In this regard, in May 2001, they performed the first in utero surgery outside of the United States. The objective of the 'open' fetal surgical intervention was to correct a spinal cord malformation known as myelomeningocele, to prevent the future consequences of amniotic fluid contact with the spinal cord in the maternal uterus.

A pioneer in the implementation of laparoscopic and thoracoscopic procedures in newborns and children, Dr. Martinez-Ferro has contributed to improving surgical outcomes and reducing the invasiveness of surgical procedures.

He is a co-author of three speciality books. The first, Neonatología Quirúrgica (Surgical Neonatology), was published in 2004, with its second edition released a year later. In 2018, he published Fetoneonatología Quirúrgica (Feto-Neonatal Surgery) with Editorial Journal, a two-volume specialized work: "Clinical Aspects" and "Technical Aspects." He introduced the term "Feto-neonatology" to address the medical and surgical care of the fetus and the newborn with an emphasis on establishing a continuous process, that is, not separated by the moment of birth.

Furthermore, he has specialized in the surgical and non-surgical treatment of thoracic malformations such as pectus carinatum, pectus excavatum, and Poland syndrome, with a focus on reducing invasiveness and correcting the cardiac and pulmonary function of patients, in addition to the impact on patients' self-esteem.

In relation to this, together with Dr. Carlos Fraire, he introduced the Nuss procedure in Latin America for the correction of pectus excavatum (the sinking of the sternum towards the spine).

Over the years, he and his team incorporated various updates to the procedure, such as 3D surgical planning and the personalization of implant systems; the creation of specific cardiopectus indices and studies; and the application of cryoanalgesia for postoperative pain reduction.

Martinez-Ferro founded the Grupo de Cirugía Pediátrica (Pediatric Surgery Group), an association of surgeons from various pediatric specialities dedicated to the reception and collaboration on complex cases. As part of this initiative, Clínica Mi Pectus (My Pectus Clinic) was established, specializing in the research and treatment of chest wall malformations, with a multidisciplinary and comprehensive approach. He currently continues to contribute to both organizations as a consultant and scientific researcher.

== Dynamic Compressor FMF System for Pectus Carinatum Correction ==
Martinez-Ferro invented the Dynamic Compressor FMF System as a non-invasive alternative for correcting pectus carinatum.
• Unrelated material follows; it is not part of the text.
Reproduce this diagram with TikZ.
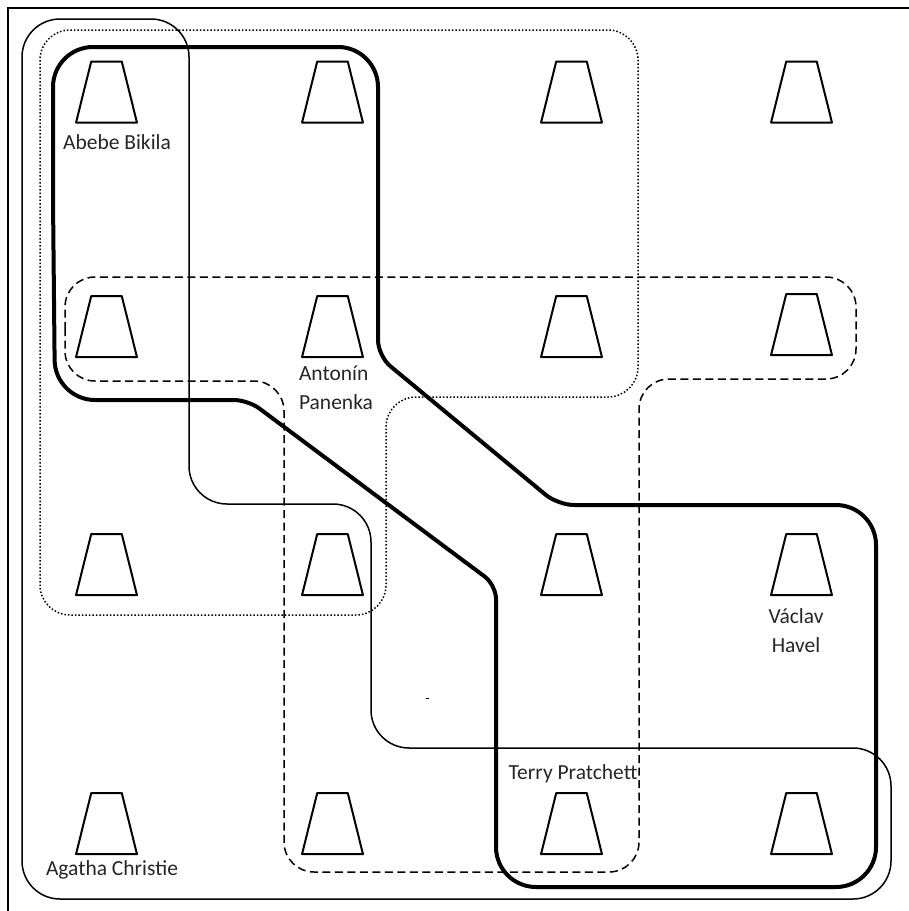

The "FMF System" operates on the principle that the chest wall, particularly in children and adolescents, is malleable and can be reshaped by applying external pressure.
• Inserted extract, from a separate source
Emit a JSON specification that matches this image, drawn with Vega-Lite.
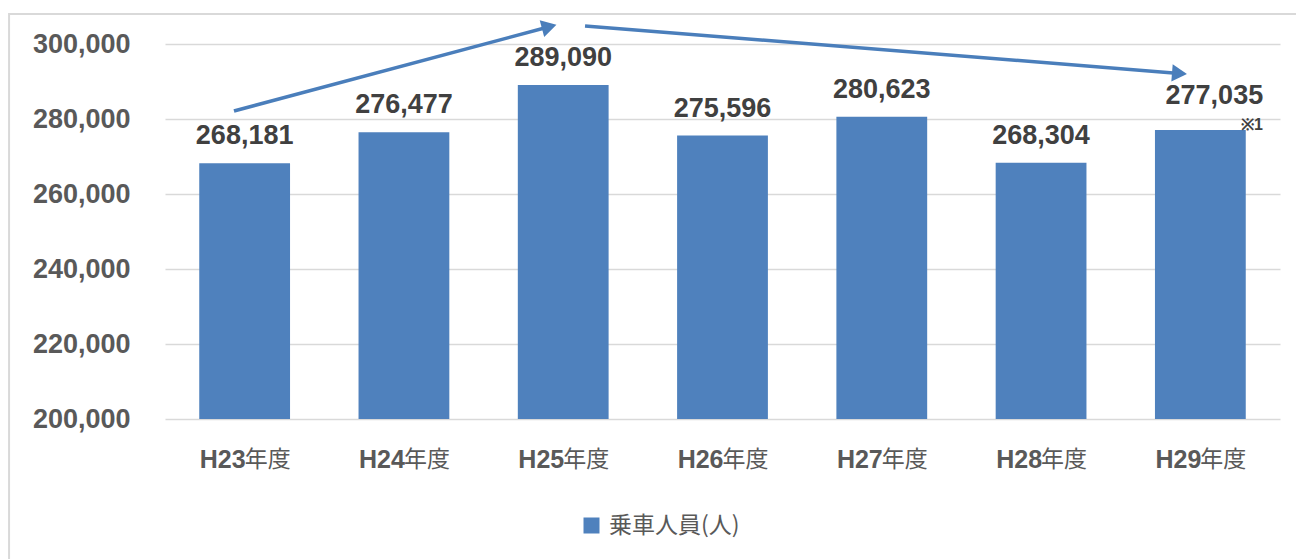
{
  "$schema": "https://vega.github.io/schema/vega-lite/v6.json",
  "width": 1115,
  "height": 375,
  "autosize": {"type": "none"},
  "padding": {"left": 165, "top": 44, "right": 16, "bottom": 140},
  "background": "white",
  "config": {"view": {"stroke": null}, "font": "Liberation Sans"},
  "datasets": {
    "ridership": [
      {"year": "H23", "value": 268181},
      {"year": "H24", "value": 276477},
      {"year": "H25", "value": 289090},
      {"year": "H26", "value": 275596},
      {"year": "H27", "value": 280623},
      {"year": "H28", "value": 268304},
      {"year": "H29", "value": 277035}
    ],
    "arrows": [
      {"arrow": "up", "from_pos": 0.433, "from_value": 282133, "to_pos": 2.412, "to_value": 304587},
      {"arrow": "down", "from_pos": 2.637, "from_value": 304800, "to_pos": 6.369, "to_value": 292160}
    ]
  },
  "layer": [
    {
      "data": {"name": "ridership"},
      "encoding": {
        "x": {"field": "year", "type": "nominal", "sort": null, "scale": {"paddingInner": 0.43, "paddingOuter": 0.215}, "axis": null}
      },
      "layer": [
        {
          "mark": {"type": "bar", "color": "#4f81bd"},
          "encoding": {
            "y": {
              "field": "value", "type": "quantitative",
              "scale": {"domain": [200000, 300000], "nice": false, "zero": false},
              "axis": {
                "title": null, "values": [200000, 220000, 240000, 260000, 280000, 300000], "format": ",.0f",
                "domain": false, "ticks": false, "labelPadding": 35,
                "labelFont": "Liberation Sans", "labelFontWeight": "bold", "labelFontSize": 27,
                "labelColor": "#595959", "grid": true, "gridColor": "#d9d9d9", "gridWidth": 1.5
              }
            },
            "y2": {"datum": 200000},
            "color": {
              "datum": "乗車人員(人)", "type": "nominal",
              "scale": {"range": ["#4f81bd"]},
              "legend": {
                "title": null, "orient": "none", "legendX": 415, "legendY": 470, "padding": 0,
                "symbolType": "square", "symbolSize": 256, "symbolStrokeWidth": 0,
                "labelFont": "Noto Sans CJK JP", "labelFontSize": 23, "labelColor": "#595959", "labelOffset": 6
              }
            }
          }
        },
        {
          "transform": [{"filter": "datum.year !== 'H29'"}],
          "mark": {"type": "text", "baseline": "middle", "dy": -27, "fontSize": 27, "fontWeight": "bold", "color": "#404040", "font": "Liberation Sans"},
          "encoding": {
            "y": {"field": "value", "type": "quantitative", "scale": {"domain": [200000, 300000], "nice": false, "zero": false}, "axis": null},
            "text": {"field": "value", "type": "quantitative", "format": ","}
          }
        },
        {
          "transform": [{"filter": "datum.year === 'H29'"}],
          "mark": {"type": "text", "baseline": "middle", "dy": -34, "dx": 14, "fontSize": 27, "fontWeight": "bold", "color": "#404040", "font": "Liberation Sans"},
          "encoding": {
            "y": {"field": "value", "type": "quantitative", "scale": {"domain": [200000, 300000], "nice": false, "zero": false}, "axis": null},
            "text": {"field": "value", "type": "quantitative", "format": ","}
          }
        },
        {
          "mark": {"type": "text", "align": "right", "baseline": "middle", "dx": 1, "dy": 41, "fontSize": 25, "fontWeight": "bold", "color": "#595959", "font": "Liberation Sans"},
          "encoding": {
            "y": {"datum": 200000, "type": "quantitative", "scale": {"domain": [200000, 300000], "nice": false, "zero": false}, "axis": null},
            "text": {"field": "year"}
          }
        },
        {
          "mark": {"type": "text", "text": "年度", "align": "left", "baseline": "middle", "dx": 0, "dy": 41, "fontSize": 23, "color": "#595959", "font": "Noto Sans CJK JP"},
          "encoding": {
            "y": {"datum": 200000, "type": "quantitative", "scale": {"domain": [200000, 300000], "nice": false, "zero": false}, "axis": null}
          }
        }
      ],
      "resolve": {"axis": {"y": "independent"}}
    },
    {
      "layer": [
        {
          "data": {"values": [{}]},
          "mark": {"type": "rect", "fill": null, "stroke": "#d9d9d9", "strokeWidth": 2},
          "encoding": {
            "x": {"datum": -0.979, "type": "quantitative", "scale": {"domain": [0, 7], "nice": false, "zero": false}, "axis": null},
            "x2": {"datum": 7.16},
            "y": {"datum": 308000, "type": "quantitative", "scale": {"domain": [200000, 300000], "nice": false, "zero": false}, "axis": null},
            "y2": {"datum": 150000}
          }
        },
        {
          "data": {"name": "arrows"},
          "mark": {"type": "rule", "color": "#4a7ebb", "strokeWidth": 3.5},
          "encoding": {
            "x": {"field": "from_pos", "type": "quantitative", "scale": {"domain": [0, 7], "nice": false, "zero": false}, "axis": null},
            "x2": {"field": "to_pos"},
            "y": {"field": "from_value", "type": "quantitative", "scale": {"domain": [200000, 300000], "nice": false, "zero": false}, "axis": null},
            "y2": {"field": "to_value"}
          }
        },
        {
          "data": {"name": "arrows"},
          "transform": [{"filter": "datum.arrow === 'up'"}],
          "mark": {"type": "point", "shape": "triangle-right", "filled": true, "opacity": 1, "color": "#4a7ebb", "size": 300, "angle": -15},
          "encoding": {
            "x": {"field": "to_pos", "type": "quantitative", "scale": {"domain": [0, 7], "nice": false, "zero": false}, "axis": null},
            "y": {"field": "to_value", "type": "quantitative", "scale": {"domain": [200000, 300000], "nice": false, "zero": false}, "axis": null}
          }
        },
        {
          "data": {"name": "arrows"},
          "transform": [{"filter": "datum.arrow === 'down'"}],
          "mark": {"type": "point", "shape": "triangle-right", "filled": true, "opacity": 1, "color": "#4a7ebb", "size": 300, "angle": 4.6},
          "encoding": {
            "x": {"field": "to_pos", "type": "quantitative", "scale": {"domain": [0, 7], "nice": false, "zero": false}, "axis": null},
            "y": {"field": "to_value", "type": "quantitative", "scale": {"domain": [200000, 300000], "nice": false, "zero": false}, "axis": null}
          }
        },
        {
          "data": {"values": [{"note": "※1", "pos": 6.824, "value": 278400}]},
          "mark": {"type": "text", "align": "center", "baseline": "middle", "fontSize": 16, "fontWeight": "bold", "color": "#404040", "font": "Liberation Sans"},
          "encoding": {
            "x": {"field": "pos", "type": "quantitative", "scale": {"domain": [0, 7], "nice": false, "zero": false}, "axis": null},
            "y": {"field": "value", "type": "quantitative", "scale": {"domain": [200000, 300000], "nice": false, "zero": false}, "axis": null},
            "text": {"field": "note"}
          }
        }
      ],
      "resolve": {"axis": {"y": "independent"}}
    }
  ],
  "resolve": {"scale": {"x": "independent"}, "axis": {"y": "independent"}}
}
This orthopaedic system, manufactured by Pampamed, is made from ultralight aluminium and custom-made for each patient. It works by applying gradual and controlled pressure, correcting the deformity over several months.

Between 2001 and 2007, Martinez-Ferro's team used this dynamic compression system, which includes a correction pressure gauge, to treat 208 patients with pectus carinatum non-invasively. The effectiveness rate was 90%. A key differentiator of this system is its ability to measure the patient's chest elasticity and adjust the correction pressure accordingly. This improves accuracy, optimizes treatment duration, and helps prevent skin lesions.

The Children's Hospital of The King's Daughters in the United States was the first international centre to adopt this system, positioning it as the preferred global treatment over surgical intervention for this condition. Treatment alternatives for chest wall malformations have evolved from open resections to minimally invasive strategies, and now, to reshaping the chest using both surgical and non-surgical methods.